Thyrea (Greece)
Thyrea, also Thyraea, Thyreae or Thyreai, was a town of Cynuria, and was fought over between ancient Argolis and ancient Laconia. Its territory was called the Thyreatis. According to Pausanias, Thyrea was named after a mythological figure: Thyraeos, the son of Lycaon.
History
Thyrea enters history as the location of the Battle of the Champions between Argos and Sparta. According to Herodotus, Sparta had surrounded and captured the plain of Thyrea. When the Argives marched out to defend it, the two armies agreed to let 300 champions from each city fight, with the winner taking the territory. In 464 BCE when we hear of the Thyreans assisting the Spartans put down the helot uprising.When the Aeginetans were expelled from their own island by the Athenians, at the commencement of the Peloponnesian War, the Spartans allowed them to settle in the Thyreatis, which at that time contained two towns, Thyrea and Anthene or Athene, both of which were made over to the fugitives.
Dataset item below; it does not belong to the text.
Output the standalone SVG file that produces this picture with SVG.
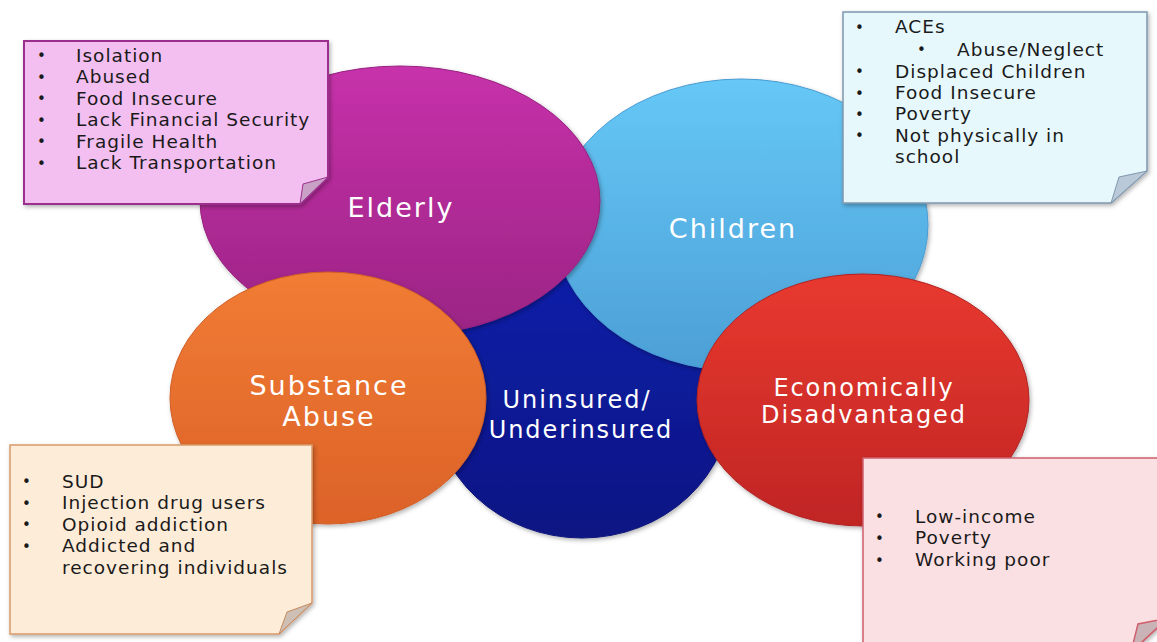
<svg xmlns="http://www.w3.org/2000/svg" width="1157" height="642" viewBox="0 0 1157 642">
<defs>
  <linearGradient id="gNavy" x1="0" y1="0" x2="0" y2="1">
    <stop offset="0" stop-color="#0e1eaa"/><stop offset="1" stop-color="#0a1682"/>
  </linearGradient>
  <linearGradient id="gChild" x1="0" y1="0" x2="0" y2="1">
    <stop offset="0" stop-color="#66c8f6"/><stop offset="1" stop-color="#4c9fd6"/>
  </linearGradient>
  <linearGradient id="gElder" x1="0" y1="0" x2="0" y2="1">
    <stop offset="0" stop-color="#c731aa"/><stop offset="1" stop-color="#9a2484"/>
  </linearGradient>
  <linearGradient id="gOrange" x1="0" y1="0" x2="0" y2="1">
    <stop offset="0" stop-color="#f17c34"/><stop offset="1" stop-color="#dc6228"/>
  </linearGradient>
  <linearGradient id="gRed" x1="0" y1="0" x2="0" y2="1">
    <stop offset="0" stop-color="#e8392f"/><stop offset="1" stop-color="#c02524"/>
  </linearGradient>
  <filter id="shadow" x="-10%" y="-10%" width="125%" height="125%">
    <feDropShadow dx="1.5" dy="2" stdDeviation="2" flood-color="#000" flood-opacity="0.3"/>
  </filter>
</defs>
<style>
  .lbl { font-family: "DejaVu Sans", Verdana, sans-serif; fill: #ffffff; text-anchor: middle; }
  .big { font-size: 27px; letter-spacing: 2px; }
  .mid { font-size: 24px; letter-spacing: 1.9px; }
  .note text { font-family: "DejaVu Sans", Verdana, sans-serif; font-size: 18.5px; letter-spacing: 1px; fill: #1a1a1a; }
  .note text.b { font-size: 15px; letter-spacing: 0; }
  .blob { stroke-width: 1; }
</style>
<rect width="1157" height="642" fill="#ffffff"/>
<g id="connectors"></g>
<g id="uninsured">
  <ellipse class="blob" cx="582" cy="398" rx="150" ry="140" fill="url(#gNavy)" stroke="#0a137a" filter="url(#shadow)"/>
</g>
<g id="children">
  <ellipse class="blob" cx="741" cy="225" rx="187" ry="146" fill="url(#gChild)" stroke="#4a9cd2" filter="url(#shadow)"/>
  <text class="lbl big" x="733" y="238">Children</text>
</g>
<g id="elderly">
  <ellipse class="blob" cx="400" cy="201" rx="200" ry="135" fill="url(#gElder)" stroke="#96237f" filter="url(#shadow)"/>
  <text class="lbl big" x="401" y="217">Elderly</text>
</g>
<g id="uninsured-label">
  <text class="lbl mid" x="577" y="408">Uninsured/</text>
  <text class="lbl mid" x="581" y="438">Underinsured</text>
</g>
<g id="substance">
  <ellipse class="blob" cx="328" cy="398" rx="158" ry="126" fill="url(#gOrange)" stroke="#d05e26" filter="url(#shadow)"/>
  <text class="lbl big" x="329" y="395">Substance</text>
  <text class="lbl big" x="329" y="426">Abuse</text>
</g>
<g id="economic">
  <ellipse class="blob" cx="863" cy="400" rx="166" ry="126" fill="url(#gRed)" stroke="#b02222" filter="url(#shadow)"/>
  <text class="lbl mid" x="864" y="396">Economically</text>
  <text class="lbl mid" x="864" y="423">Disadvantaged</text>
</g>
<g id="note-elderly" class="note">
  <path d="M24,41 H328 V177 L300,204 H24 Z" fill="#f3bff0" stroke="#9c2f8e" stroke-width="2" filter="url(#shadow)"/>
  <path d="M328,177 L303,184 L300,204 Z" fill="#c9a0c6" stroke="#9c2f8e" stroke-width="1"/>
  <text class="b" x="37" y="61">•</text><text x="76" y="61.5">Isolation</text>
  <text class="b" x="37" y="83">•</text><text x="76" y="83">Abused</text>
  <text class="b" x="37" y="104">•</text><text x="76" y="104.6">Food Insecure</text>
  <text class="b" x="37" y="126">•</text><text x="76" y="126.2">Lack Financial Security</text>
  <text class="b" x="37" y="147">•</text><text x="76" y="147.8">Fragile Health</text>
  <text class="b" x="37" y="169">•</text><text x="76" y="169.4">Lack Transportation</text>
</g>
<g id="note-children" class="note">
  <path d="M843,12 H1147 V171 L1111,203 H843 Z" fill="#e6f8fc" stroke="#7f97ad" stroke-width="1.5" filter="url(#shadow)"/>
  <path d="M1147,171 L1119,177 L1111,203 Z" fill="#b9c9d8" stroke="#7f97ad" stroke-width="1"/>
  <text class="b" x="855" y="33">•</text><text x="895" y="33.3">ACEs</text>
  <text class="b" x="917" y="55">•</text><text x="957" y="55.7">Abuse/Neglect</text>
  <text class="b" x="855" y="77">•</text><text x="895" y="77.7">Displaced Children</text>
  <text class="b" x="855" y="99">•</text><text x="895" y="99">Food Insecure</text>
  <text class="b" x="855" y="120">•</text><text x="895" y="120.3">Poverty</text>
  <text class="b" x="855" y="141">•</text><text x="895" y="141.7">Not physically in</text>
  <text x="895" y="163">school</text>
</g>
<g id="note-substance" class="note">
  <path d="M10,445 H312 V603 L279,634 H10 Z" fill="#fdecd8" stroke="#d9996a" stroke-width="1.5" filter="url(#shadow)"/>
  <path d="M312,603 L287,612 L279,634 Z" fill="#cdbfb3" stroke="#c98a5e" stroke-width="1"/>
  <text class="b" x="22" y="487">•</text><text x="62" y="487.7">SUD</text>
  <text class="b" x="22" y="509">•</text><text x="62" y="509.3">Injection drug users</text>
  <text class="b" x="22" y="530">•</text><text x="62" y="530.7">Opioid addiction</text>
  <text class="b" x="22" y="552">•</text><text x="62" y="552">Addicted and</text>
  <text x="62" y="573.5">recovering individuals</text>
</g>
<g id="note-economic" class="note">
  <path d="M863,458 H1168 V618 L1131,652 H863 Z" fill="#fbe0e3" stroke="#cf5f6c" stroke-width="1.5" filter="url(#shadow)"/>
  <path d="M1168,618 L1138,624 L1131,652 Z" fill="#c9b3b6" stroke="#cf5f6c" stroke-width="1.5"/>
  <text class="b" x="875" y="522">•</text><text x="915" y="522.7">Low-income</text>
  <text class="b" x="875" y="544">•</text><text x="915" y="544.3">Poverty</text>
  <text class="b" x="875" y="566">•</text><text x="915" y="566">Working poor</text>
</g>
</svg>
Here they maintained themselves till the 8th year of the Peloponnesian War, when the Athenians made a descent upon the coast of the Thyreatis, where they found the Aeginetans engaged in building a fortress upon the sea. This was forthwith abandoned by the latter, who took refuge in the upper city at the distance of 10 stadia from the sea; but the Athenians followed them, took Thyrea, which they destroyed, and dragged away the inhabitants into slavery. Philip II of Macedon, the father of Alexander the Great, gave back the Thyreatis to the Argives, and extended their territory along the coast as far as Glympeis and Zarax. It continued to belong to the Argives in the time of Pausanias; but even then the ancient boundary quarrels between the Argives and Spartans still continued.